Thursday, September 25, 2008

#13 Inferiority of the "Third Pyramid,"




Love Of Menkaura.

These remarks apply especially to the first and second pyramids. The "Third" is not a work of any very extraordinary grandeur. The bulk is not greater than that of the chief pyramid of Saccarah, which has never attracted much attention; and the height did not greatly exceed that of the chief Mexican temple-mound. Moreover, the stones of which the pyramid was composed are not excessively massive. The monument aimed at being beautiful rather than grand. It was coated for half its height with blocks of pink granite from Syene, bevelled at the edges, which remain still in place on two sides of the structure. The entrance to it, on the north side, was conspicuous, and seems to have had a metal ornamentation let into the stone.
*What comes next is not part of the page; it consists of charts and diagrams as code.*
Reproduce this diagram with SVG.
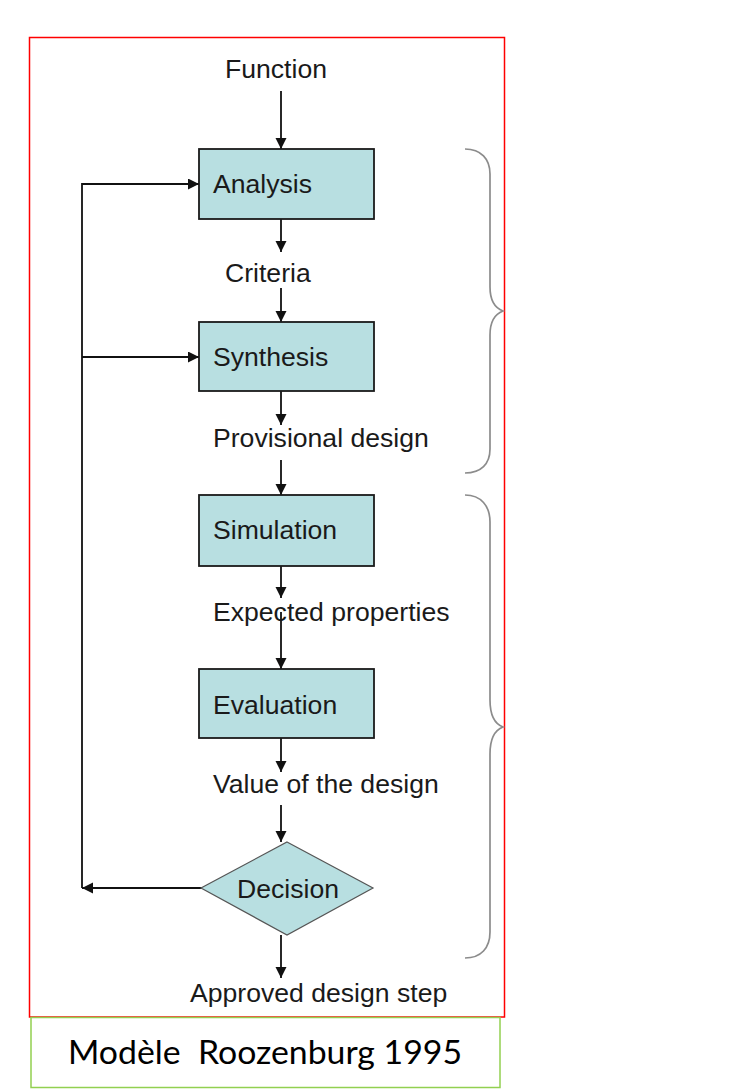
<svg xmlns="http://www.w3.org/2000/svg" width="737" height="1090" viewBox="0 0 737 1090">
<style>
  .box { fill: #b8dfe1; stroke: #1a1a1a; stroke-width: 1.8; }
  .lbl { font-family: "Liberation Sans", Arial, sans-serif; font-size: 26.6px; fill: #1a1a1a; }
  .conn { fill: none; stroke: #111; stroke-width: 1.8; }
  .brace { fill: none; stroke: #8c8c8c; stroke-width: 1.7; }
  .cap { font-family: Lato, "Liberation Sans", sans-serif; font-size: 33px; fill: #000; }
</style>
<defs>
  <marker id="arr" markerUnits="userSpaceOnUse" markerWidth="12" markerHeight="12" refX="11" refY="5.5" orient="auto">
    <path d="M0,0 L11,5.5 L0,11 z" fill="#111"/>
  </marker>
</defs>
<rect x="0" y="0" width="737" height="1090" fill="#fff"/>
<rect id="frame" x="29.5" y="37.5" width="475" height="979.5" fill="none" stroke="#ff0000" stroke-width="1.5"/>

<g id="connectors">
  <line class="conn" x1="281" y1="91" x2="281" y2="149" marker-end="url(#arr)"/>
  <line class="conn" x1="281" y1="219" x2="281" y2="252" marker-end="url(#arr)"/>
  <line class="conn" x1="281" y1="288" x2="281" y2="322" marker-end="url(#arr)"/>
  <line class="conn" x1="281" y1="391" x2="281" y2="425" marker-end="url(#arr)"/>
  <line class="conn" x1="281" y1="460" x2="281" y2="495" marker-end="url(#arr)"/>
  <line class="conn" x1="281" y1="566" x2="281" y2="598" marker-end="url(#arr)"/>
  <line class="conn" x1="281" y1="612" x2="281" y2="669" marker-end="url(#arr)"/>
  <line class="conn" x1="281" y1="738" x2="281" y2="772" marker-end="url(#arr)"/>
  <line class="conn" x1="281" y1="805" x2="281" y2="842" marker-end="url(#arr)"/>
  <line class="conn" x1="281" y1="935" x2="281" y2="978" marker-end="url(#arr)"/>
  <line class="conn" x1="202" y1="888" x2="82" y2="888" marker-end="url(#arr)"/>
  <polyline class="conn" points="82,888 82,184 199,184" marker-end="url(#arr)"/>
  <line class="conn" x1="82" y1="357" x2="199" y2="357" marker-end="url(#arr)"/>
</g>

<g id="braces">
  <path class="brace" d="M465,149 C481,149 490,159 490,174 L490,287 C490,300 495,308 503,311 C495,314 490,322 490,335 L490,449 C490,464 481,473 465,473"/>
  <path class="brace" d="M465,495 C481,495 490,506 490,522 L490,700 C490,715 495,724 503,727 C495,730 490,739 490,754 L490,932 C490,948 481,958 465,958"/>
</g>

<g id="function"><text class="lbl" x="225" y="78">Function</text></g>
<g id="analysis">
  <rect class="box" x="199" y="149" width="175" height="70"/>
  <text class="lbl" x="213" y="193">Analysis</text>
</g>
<g id="criteria"><text class="lbl" x="225" y="282">Criteria</text></g>
<g id="synthesis">
  <rect class="box" x="199" y="322" width="175" height="69"/>
  <text class="lbl" x="213" y="366">Synthesis</text>
</g>
<g id="provisional"><text class="lbl" x="213" y="447">Provisional design</text></g>
<g id="simulation">
  <rect class="box" x="199" y="495" width="175" height="71"/>
  <text class="lbl" x="213" y="539">Simulation</text>
</g>
<g id="expected"><text class="lbl" x="213" y="621">Expected properties</text></g>
<g id="evaluation">
  <rect class="box" x="199" y="669" width="175" height="69"/>
  <text class="lbl" x="213" y="714">Evaluation</text>
</g>
<g id="value"><text class="lbl" x="213" y="793">Value of the design</text></g>
<g id="decision">
  <polygon class="box" points="287,842 373,888 287,935 201,888" style="stroke:#555;stroke-width:1.2"/>
  <text class="lbl" x="237" y="898">Decision</text>
</g>
<g id="approved"><text class="lbl" x="190" y="1002">Approved design step</text></g>

<g id="caption">
  <rect x="31" y="1017.5" width="469" height="70" fill="#fff" stroke="#92d050" stroke-width="1.5"/>
  <text class="cap" x="68" y="1064" textLength="394" lengthAdjust="spacingAndGlyphs" xml:space="preserve">Modèle  Roozenburg 1995</text>
</g>
</svg>
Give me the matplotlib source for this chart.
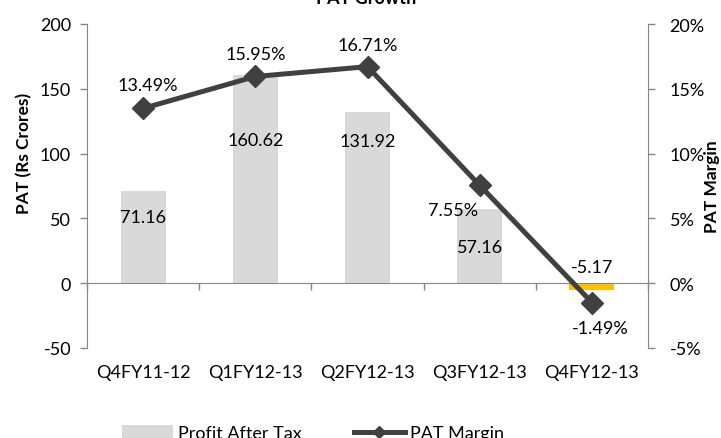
import matplotlib
matplotlib.use("Agg")
import matplotlib.pyplot as plt
import matplotlib.transforms as mtransforms
from matplotlib.lines import Line2D
from matplotlib.patches import Patch
import numpy as np

categories = ["Q4FY11-12", "Q1FY12-13", "Q2FY12-13", "Q3FY12-13", "Q4FY12-13"]
pat = [71.16, 160.62, 131.92, 57.16, -5.17]
margin = [13.49, 15.95, 16.71, 7.55, -1.49]
pat_labels = ["71.16", "160.62", "131.92", "57.16", "-5.17"]
margin_labels = ["13.49%", "15.95%", "16.71%", "7.55%", "-1.49%"]
left_ticks = [-50, 0, 50, 100, 150, 200]
right_ticks = [-5, 0, 5, 10, 15, 20]

# label offsets in pixels (dx, dy; dy positive = up)
bar_label_off = [(0, -26), (0, -65), (0, -29), (0, -38), (0, 23)]
line_label_off = [(5, 23), (0, 22), (0, 22), (-27, -25), (8, -25)]

plt.rcParams['font.family'] = ['Lato', 'DejaVu Sans']
FS = 13

fig = plt.figure(figsize=(7.21, 4.39), dpi=100)
ax = fig.add_axes([87/721, 1-349/439, (648-87)/721, 324/439])
ax2 = ax.twinx()

x = np.arange(len(categories))
bar_colors = ["#D9D9D9" if v >= 0 else "#FFC000" for v in pat]
ax.bar(x, pat, width=0.40, color=bar_colors, zorder=2)
ax.set_xlim(-0.5, len(categories)-0.5)
ax.set_ylim(-50, 200)
ax.set_yticks(left_ticks)
ax.set_yticklabels([str(t) for t in left_ticks], fontsize=FS)

ax2.plot(x, margin, color="#404040", lw=3.6, marker="D", markersize=11, zorder=3)
ax2.set_ylim(-5, 20)
ax2.set_yticks(right_ticks)
ax2.set_yticklabels([f"{t}%" for t in right_ticks], fontsize=FS)

spine_c = "#868686"
for a in (ax, ax2):
    a.spines['top'].set_visible(False)
    for s in ('left', 'right', 'bottom'):
        a.spines[s].set_color(spine_c)
ax.spines['right'].set_visible(False)
ax2.spines['left'].set_visible(False)
ax2.spines['bottom'].set_visible(False)
ax.spines['bottom'].set_position(('data', 0))
ax.tick_params(axis='y', colors=spine_c, labelcolor='black', length=5, width=1, pad=6.5)
ax2.tick_params(axis='y', colors=spine_c, labelcolor='black', length=5, width=1, pad=10.5)
ax.set_xticks(np.arange(-0.5, len(categories)))
ax.tick_params(axis='x', colors=spine_c, length=5, width=1, labelbottom=False)
ax2.tick_params(axis='x', length=0)

tr = mtransforms.blended_transform_factory(ax.transData, ax.transAxes)
for i, c in enumerate(categories):
    ax.text(i, -24/324, c, transform=tr, ha='center', va='center', fontsize=FS)

px2pt = 0.72
for i, (v, lab) in enumerate(zip(pat, pat_labels)):
    dx, dy = bar_label_off[i]
    ax.annotate(lab, (i, v), xytext=(dx*px2pt, dy*px2pt), textcoords='offset points',
                ha='center', va='center', fontsize=FS, zorder=5)
for i, (v, lab) in enumerate(zip(margin, margin_labels)):
    dx, dy = line_label_off[i]
    ax2.annotate(lab, (i, v), xytext=(dx*px2pt, dy*px2pt), textcoords='offset points',
                 ha='center', va='center', fontsize=FS, zorder=5)

fig.text(366/721, 1-4/439, "PAT Growth", ha='center', va='baseline',
         fontsize=FS, fontweight='bold')
fig.text(24.5/721, 1-153/439, "PAT (Rs Crores)", rotation=90, ha='center', va='center',
         fontsize=12.5, fontweight='bold')
fig.text(712/721, 1-187/439, "PAT Margin", rotation=90, ha='center', va='center',
         fontsize=12.5, fontweight='bold')

handles = [Patch(facecolor="#D9D9D9", edgecolor='none'),
           Line2D([0], [0], color="#404040", lw=3.6, marker="D", markersize=6)]
fig.legend(handles, ["Profit After Tax", "PAT Margin"], loc='center',
           bbox_to_anchor=(313/721, 1-434/439), ncol=2, frameon=False, fontsize=FS,
           handlelength=2.8, handletextpad=0.3, columnspacing=2.9,
           borderpad=0, borderaxespad=0)

fig.savefig("out.png", dpi=100)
The sepulchral chamber was beautifully lined and roofed, and the sarcophagus was exquisitively carved. Menkaura, the constructor, was not regarded as a tyrant, or an oppressor, but as a mild and religious monarch, whom the gods ill-used by giving him too short a reign. His religious temper is indicated by the inscription on the coffin which contained his remains: "O Osiris," it reads, "King of Upper and Lower Egypt, Menkaura, living eternally, engendered by the Heaven, born of Nut, substance of Seb, thy mother Nut stretches herself over thee in her name of the abyss of heaven. She renders thee divine by destroying all thy enemies, O King Menkaura, living eternally."